Être transhumain s’accompagnerait de spams, et d’intérêts tiers qui rendront l’homme dépendant. Chercher le même accomplis-sement dans l’introspection, l’expérimentation personnelle et l’usage de son libre-arbitre semble être à la portée de tous même si le chemin parait fastidieux. L’homme croit aujourd’hui qu’il peut faire évoluer l’homme… Mais est-il au moins capable de le faire évoluer
de manière désintéressée ?
La philosophie est et restera continuellement une possibilité de progresser soi-même jusqu’à, pourquoi-pas, atteindre l’ataraxie, cette absence de troubles de l’âme si chère à Épicure.
Les prophètes horizontaux du transhumanisme semblent se positionner pour créer cet homme augmenté, mi-homme mi-technologie et dépendant. Ils coupent le champ à toute évolution naturelle de chacun. Ils éteindront la nature à petit feu et anéantiront toute notion de Providence lorsqu’il s’agira de servir les grands lobbies financiers. Les transhumains se nourriront de la ferveur de la masse haletante pucée, pendant qu’ils jouiront, entre eux, de cette immortalité qu’ils veulent atteindre. Reste à savoir qui sera le gourou, le Grand Prophète ou le Glorieux Pharaon.

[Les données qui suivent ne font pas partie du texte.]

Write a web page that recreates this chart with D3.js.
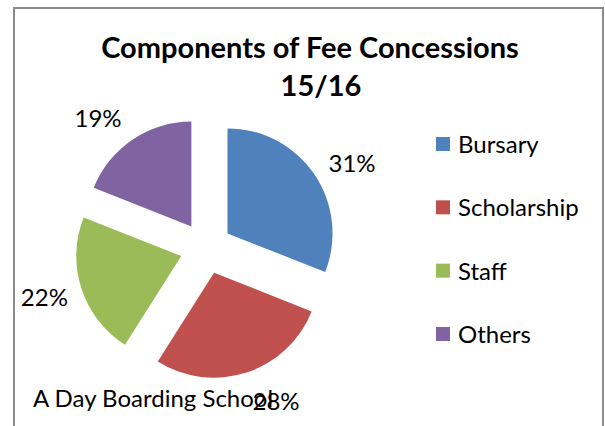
<!DOCTYPE html>
<meta charset="utf-8">
<style>
  body { margin: 0; background: #fff; }
  text { font-family: Lato, "Open Sans", sans-serif; fill: #000; }
  .title { font-weight: bold; font-size: 29px; }
  .lbl { font-size: 24px; }
  .legend text { font-size: 24px; }
</style>
<body></body>
<script src="https://d3js.org/d3.v7.min.js"></script>
<script>
var categories = ["Bursary", "Scholarship", "Staff", "Others"];
var values = [31, 28, 22, 19];
var labels = ["31%", "28%", "22%", "19%"];
var colors = ["#4f81bd", "#c0504d", "#9bbb59", "#8064a2"];

var W = 605, H = 426;
var svg = d3.select("body").append("svg")
    .attr("width", W)
    .attr("height", H);

// chart frame
svg.append("rect")
    .attr("x", 14).attr("y", 8)
    .attr("width", 589).attr("height", 440)
    .attr("fill", "#fff")
    .attr("stroke", "#8c8c8c")
    .attr("stroke-width", 2);

svg.append("text").attr("class", "title")
    .attr("x", 310).attr("y", 58)
    .attr("text-anchor", "middle")
    .text("Components of Fee Concessions");
svg.append("text").attr("class", "title")
    .attr("x", 321).attr("y", 96)
    .attr("text-anchor", "middle")
    .text("15/16");

var cx = 206, cy = 248, r = 105, explode = 26;

var pie = d3.pie().sort(null).value(function(d) { return d; });
var arcs = pie(values);
var arc = d3.arc().innerRadius(0).outerRadius(r);

var g = svg.append("g").attr("transform", "translate(" + cx + "," + cy + ")");

g.selectAll("path")
    .data(arcs)
    .enter().append("path")
    .attr("d", arc)
    .attr("fill", function(d, i) { return colors[i]; })
    .attr("transform", function(d) {
        var a = (d.startAngle + d.endAngle) / 2;
        return "translate(" + (Math.sin(a) * explode) + "," + (-Math.cos(a) * explode) + ")";
    });

// percentage labels outside each slice (small angle nudges, in degrees)
var labelR = 169;
var nudge = [4, -6.5, 1, -5.5];
function labelAngle(d, i) { return (d.startAngle + d.endAngle) / 2 + nudge[i] * Math.PI / 180; }
g.selectAll("text.lbl")
    .data(arcs)
    .enter().append("text")
    .attr("class", "lbl")
    .attr("text-anchor", "middle")
    .attr("dy", "0.36em")
    .attr("x", function(d, i) { return Math.sin(labelAngle(d, i)) * labelR; })
    .attr("y", function(d, i) { return -Math.cos(labelAngle(d, i)) * labelR; })
    .text(function(d, i) { return labels[i]; });

svg.append("text").attr("class", "lbl")
    .attr("x", 33).attr("y", 407)
    .text("A Day Boarding School");

var legend = svg.append("g").attr("class", "legend");
var ly = d3.scalePoint().domain(categories).range([144, 334]);
var item = legend.selectAll("g")
    .data(categories)
    .enter().append("g")
    .attr("transform", function(d) { return "translate(436," + ly(d) + ")"; });
item.append("rect")
    .attr("x", 0).attr("y", -7)
    .attr("width", 14).attr("height", 14)
    .attr("fill", function(d, i) { return colors[i]; });
item.append("text")
    .attr("x", 22).attr("y", 9)
    .text(function(d) { return d; });
</script>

Le cerveau de l’homme, nous le savons, et le film Lucy de Luc Besson nous en est témoin, n’a pas fini d’évoluer. L’humanité devrait-elle alors se soumettre à ces nouveaux prophètes transhumains ? À tous ces Christ de carton-patte glorifiés par l’argent ? Les dés sont en train d’être jetés. L’étau se resserre peu à peu et ces quelques mots pourraient régler définitivement le sort de cet article : « Mon royaume n’est pas de ce monde », comprenne qui pourra.